LEARNING TO BE STILL
In 5 months time, if I were to look back on where I am right now, I would remember them as the
months when I met some of my best friends. It’s the second week and i’m beginning to build
friendship and see connections around me that are going last a lifetime. Once I became aware
of this I prayed that I would never take these moments for granted because the birth of new
friendships is truly something beautiful, especially when we all share the same love and fiery
passion for our Creator. Our class is growing closer everyday and after a mountain trip over the
weekend, everyone has become more comfortable with being themselves.

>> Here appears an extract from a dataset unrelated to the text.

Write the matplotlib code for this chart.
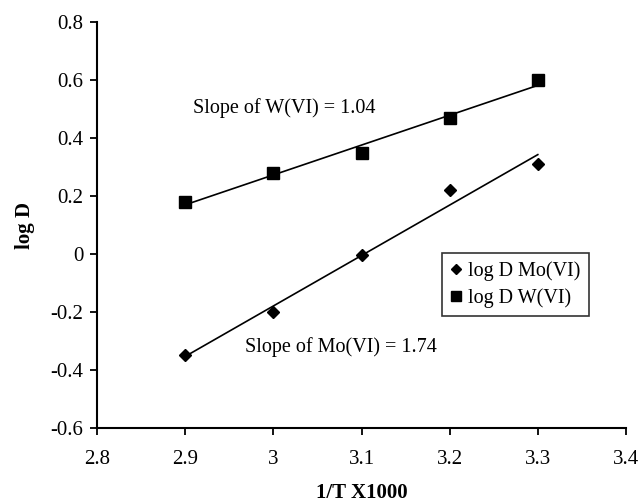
import numpy as np
import matplotlib
matplotlib.use("Agg")
import matplotlib.pyplot as plt

plt.rcParams['font.family'] = ['Liberation Serif', 'DejaVu Serif']

x_vals = [2.9, 3.0, 3.1, 3.2, 3.3]
mo_logD = [-0.35, -0.20, -0.005, 0.22, 0.31]
w_logD = [0.18, 0.28, 0.35, 0.47, 0.60]
x_ticks = [2.8, 2.9, 3.0, 3.1, 3.2, 3.3, 3.4]
y_ticks = [-0.6, -0.4, -0.2, 0, 0.2, 0.4, 0.6, 0.8]
x_ticklabels = ['2.8', '2.9', '3', '3.1', '3.2', '3.3', '3.4']
y_ticklabels = ['-0.6', '-0.4', '-0.2', '0', '0.2', '0.4', '0.6', '0.8']

fig = plt.figure(figsize=(6.4, 5.04), dpi=100)
ax = fig.add_axes([0.152, 0.151, 0.826, 0.805])

xa = np.array(x_vals)
for ys in (mo_logD, w_logD):
    p = np.polyfit(xa, ys, 1)
    ax.plot([xa[0], xa[-1]], np.polyval(p, [xa[0], xa[-1]]), color='black', lw=1.2, zorder=2)

ax.plot(x_vals, mo_logD, linestyle='none', marker='D', markersize=6.3, color='black', label='log D Mo(VI)', zorder=3)
ax.plot(x_vals, w_logD, linestyle='none', marker='s', markersize=8.3, color='black', label='log D W(VI)', zorder=3)

ax.text(2.909, 0.505, 'Slope of W(VI) = 1.04', fontsize=14.5, va='center', ha='left')
ax.text(2.968, -0.32, 'Slope of Mo(VI) = 1.74', fontsize=14.5, va='center', ha='left')

ax.set_xlim(2.8, 3.4)
ax.set_ylim(-0.6, 0.8)
ax.set_xticks(x_ticks)
ax.set_xticklabels(x_ticklabels)
ax.set_yticks(y_ticks)
ax.set_yticklabels(y_ticklabels)
ax.tick_params(direction='out', length=5, width=1.3, labelsize=15)
ax.tick_params(axis='x', pad=11)
ax.tick_params(axis='y', pad=5)
for s in ('top', 'right'):
    ax.spines[s].set_visible(False)
for s in ('left', 'bottom'):
    ax.spines[s].set_linewidth(1.5)

ax.set_xlabel('1/T X1000', fontsize=15, fontweight='bold', labelpad=10)
ax.set_ylabel('log D', fontsize=15, fontweight='bold', labelpad=11)

leg = ax.legend(loc='upper left', bbox_to_anchor=(0.652, 0.431), fontsize=14.5,
                frameon=True, fancybox=False, edgecolor='black', handlelength=0.6,
                handletextpad=0.3, borderpad=0.4, labelspacing=0.35, borderaxespad=0,
                markerscale=0.8)
leg.get_frame().set_linewidth(1.2)

fig.savefig('out.png', dpi=100)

With friends swimming at Lutry.
As we have grown together we also got into our second week of lectures. If I used just one word
to sum up this week’s lectures, it’s would be conviction. In so many areas I have felt convicted
this week. I have realised that I don’t read my bible anywhere near as much as I should, I find
I’m always judging others, I’m not humbling myself enough, and all too often I conform to the
ways of the world and not to the ways of Christ. But conviction is so good, this week I have
come to appreciate how God has designed us to feel conviction so we can find him in our
repentance and see how merciful and graceful he is. Romans 2:4 says it’s his kindness that
leads us to repentance. This week I have been able to understand that conviction is a feeling
that enables us to identify wrongdoing so that we can understand that there is hope through the
unwavering forgiveness of God.
To finish the week off, a group of friends from my Discipleship training school (DTS) and I
headed down to to a lakeside village called Lutry to recharge after a thought provoking week
and to soak up the last of the sun before the season changes. I was sitting on the side of the
pontoon we had set up on, watching my new friends jump into the icy lake, snacking on Swiss
chocolate biscuits, and scream singing John Mayer songs. Without wanting to sound cliche, I
looked out across the lake with the french mountain range in a haze ahead of me and in
admiration of his creation I heard God tell me to be still. I’m aware that I’m always in a rush and
I’m always expectant for what is next, so much so that I hardly sit in the season I’m in and just
appreciate where I am. I can already tell that this DTS is going to change my life in ways I can’t
predict. God was reminding me that I need to be still, enjoy my surroundings, and not rush
where my life is at right now. I felt urged to stop rushing onto the next thing because i’ll miss
what he is showing me. How can I learn to be more present in the season God has put me in?
Mountain Trip to the Matterhorn with my DTS.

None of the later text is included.